Questo non è un congedo
Per Giovanna
Ah Giovanna. Mi sento più sola da quando so che non sentirò più il tuo squillante «Tesoro!» che ancora continua a risuonarmi nella mente, con quel tuo timbro particolare della voce. Nessuno mi chiama così, come nessun’altra porterà mai con altrettanta svagata grazia le calze bianche contenitive nel letto d’ospedale dopo il trapianto come fossero seducentissime autoreggenti: eri così elegante quando sono venuta a trovarti a Padova ad agosto, ne abbiamo scherzato insieme, ma eri proprio bellissima, come sempre, tanta e tale la tua voglia di vivere che ti rende unica.
Com’è difficile scrivere di te Giovanna e quanto invece vi sarebbe da dire: a scorrere la lista di quanto tu stessa hai scritto così come compare sul sito della Sapienza dal 2017, quando ti sei ammalata in modo certo, a oggi, vi è da rimanere stupefatti della vastità dei tuoi interessi e del tuo impegno.
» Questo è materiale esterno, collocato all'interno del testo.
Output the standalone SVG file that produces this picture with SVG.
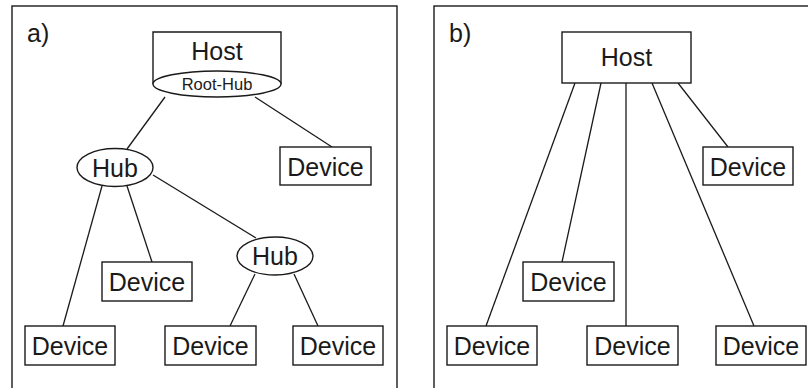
<svg xmlns="http://www.w3.org/2000/svg" width="808" height="388" viewBox="0 0 808 388">
  <style>
    .frame { fill: none; stroke: #1a1a1a; stroke-width: 1.4; }
    .box { fill: #fff; stroke: #1a1a1a; stroke-width: 1.4; }
    .link { stroke: #1a1a1a; stroke-width: 1.3; fill: none; }
    text { font-family: "Liberation Sans", Arial, sans-serif; fill: #1a1a1a; text-anchor: middle; }
    .big { font-size: 25px; }
    .small { font-size: 16.5px; }
    .tag { font-size: 25px; text-anchor: start; }
  </style>

  <!-- panel frames -->
  <rect class="frame" x="12" y="6" width="385" height="390"/>
  <rect class="frame" x="434" y="6" width="385" height="390"/>
  <text class="tag" x="27" y="42">a)</text>
  <text class="tag" x="449" y="42">b)</text>

  <!-- connectors -->
  <g id="connectors">
    <!-- tree topology -->
    <line class="link" x1="165" y1="97" x2="127" y2="149"/>
    <line class="link" x1="255" y1="97" x2="332" y2="147"/>
    <line class="link" x1="102" y1="186" x2="63" y2="326"/>
    <line class="link" x1="127" y1="186" x2="152" y2="262"/>
    <line class="link" x1="153" y1="175" x2="256" y2="238"/>
    <line class="link" x1="255" y1="274" x2="230" y2="326"/>
    <line class="link" x1="294" y1="274" x2="318" y2="326"/>
    <!-- star topology -->
    <line class="link" x1="575" y1="83" x2="486" y2="326"/>
    <line class="link" x1="601" y1="83" x2="562" y2="262"/>
    <line class="link" x1="626" y1="83" x2="626" y2="326"/>
    <line class="link" x1="652" y1="83" x2="754" y2="326"/>
    <line class="link" x1="678" y1="83" x2="728" y2="147"/>
  </g>

  <!-- tree topology nodes -->
  <g id="a-host">
    <path class="box" d="M153,84 L153,32 L281,32 L281,84"/>
    <text class="big" x="217" y="60">Host</text>
    <ellipse class="box" cx="217" cy="84" rx="64" ry="13"/>
    <text class="small" x="217" y="90">Root-Hub</text>
  </g>
  <g id="a-hub1">
    <ellipse class="box" cx="115" cy="167.5" rx="38" ry="19"/>
    <text class="big" x="115" y="177">Hub</text>
  </g>
  <g id="a-hub2">
    <ellipse class="box" cx="275" cy="256" rx="38" ry="19"/>
    <text class="big" x="275" y="265">Hub</text>
  </g>
  <g id="a-dev1">
    <rect class="box" x="280" y="147" width="91" height="38"/>
    <text class="big" x="325.5" y="176">Device</text>
  </g>
  <g id="a-dev2">
    <rect class="box" x="102" y="262" width="90" height="39"/>
    <text class="big" x="147" y="291">Device</text>
  </g>
  <g id="a-dev3">
    <rect class="box" x="25" y="326" width="90" height="39"/>
    <text class="big" x="70" y="355">Device</text>
  </g>
  <g id="a-dev4">
    <rect class="box" x="165" y="326" width="91" height="39"/>
    <text class="big" x="210.5" y="355">Device</text>
  </g>
  <g id="a-dev5">
    <rect class="box" x="293" y="326" width="90" height="39"/>
    <text class="big" x="338" y="355">Device</text>
  </g>

  <!-- star topology nodes -->
  <g id="b-host">
    <rect class="box" x="562" y="32" width="129" height="51"/>
    <text class="big" x="626.5" y="66">Host</text>
  </g>
  <g id="b-dev1">
    <rect class="box" x="703" y="147" width="90" height="38"/>
    <text class="big" x="748" y="176">Device</text>
  </g>
  <g id="b-dev2">
    <rect class="box" x="523" y="262" width="91" height="39"/>
    <text class="big" x="568.5" y="291">Device</text>
  </g>
  <g id="b-dev3">
    <rect class="box" x="447" y="326" width="90" height="39"/>
    <text class="big" x="492" y="355">Device</text>
  </g>
  <g id="b-dev4">
    <rect class="box" x="587" y="326" width="91" height="39"/>
    <text class="big" x="632.5" y="355">Device</text>
  </g>
  <g id="b-dev5">
    <rect class="box" x="716" y="326" width="90" height="39"/>
    <text class="big" x="761" y="355">Device</text>
  </g>
</svg>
Dalle amate rivoluzionarie: Olympe de Gouges, Charlotte Corday, Louise Michel, fino a Verónica Gago, dal sempre letto Marx fino a Eugenio Colorni nel fare e nel farsi dell’Europa, argomento della tua tesi di dottorato, il tutto mescolato senza soluzione di continuità con l’entusiasmo per il tutorato didattico universitario di cui abbiamo parlato insieme a lungo, al godere della vita e dell’amatissimo mare, all’ancor più amato Gaetano, alle amiche e agli amici cui ti sei sempre rivolta con infinita tenerezza. Ne hai scritto anche in un messaggio corale prima di rientrare, questa volta definitivamente, in ospedale a Padova, con la pacata forza di un lungo apprendistato che sostiene anche il congedo.
Ma io no, cara, non sono ancora pronta a prendere congedo da te di cui tutto mi amora, gli stivali bianchi da suffragetta del tuo matrimonio insieme all’arte così tanto coltivata della gioia e del vivere lieve: «non può esserci altro programma» mi hai scritto e pensandoti me lo tengo stretto sapendo che ne fai parte. Continuerò a parlare con te mentalmente, ad arrabbiarmi perché non ci sei, ad ascoltare la tua voce nella mente, a scriverti lettere come questa, affidate alle onde e al vento che ormai ti trasportano e ti culleranno lievi.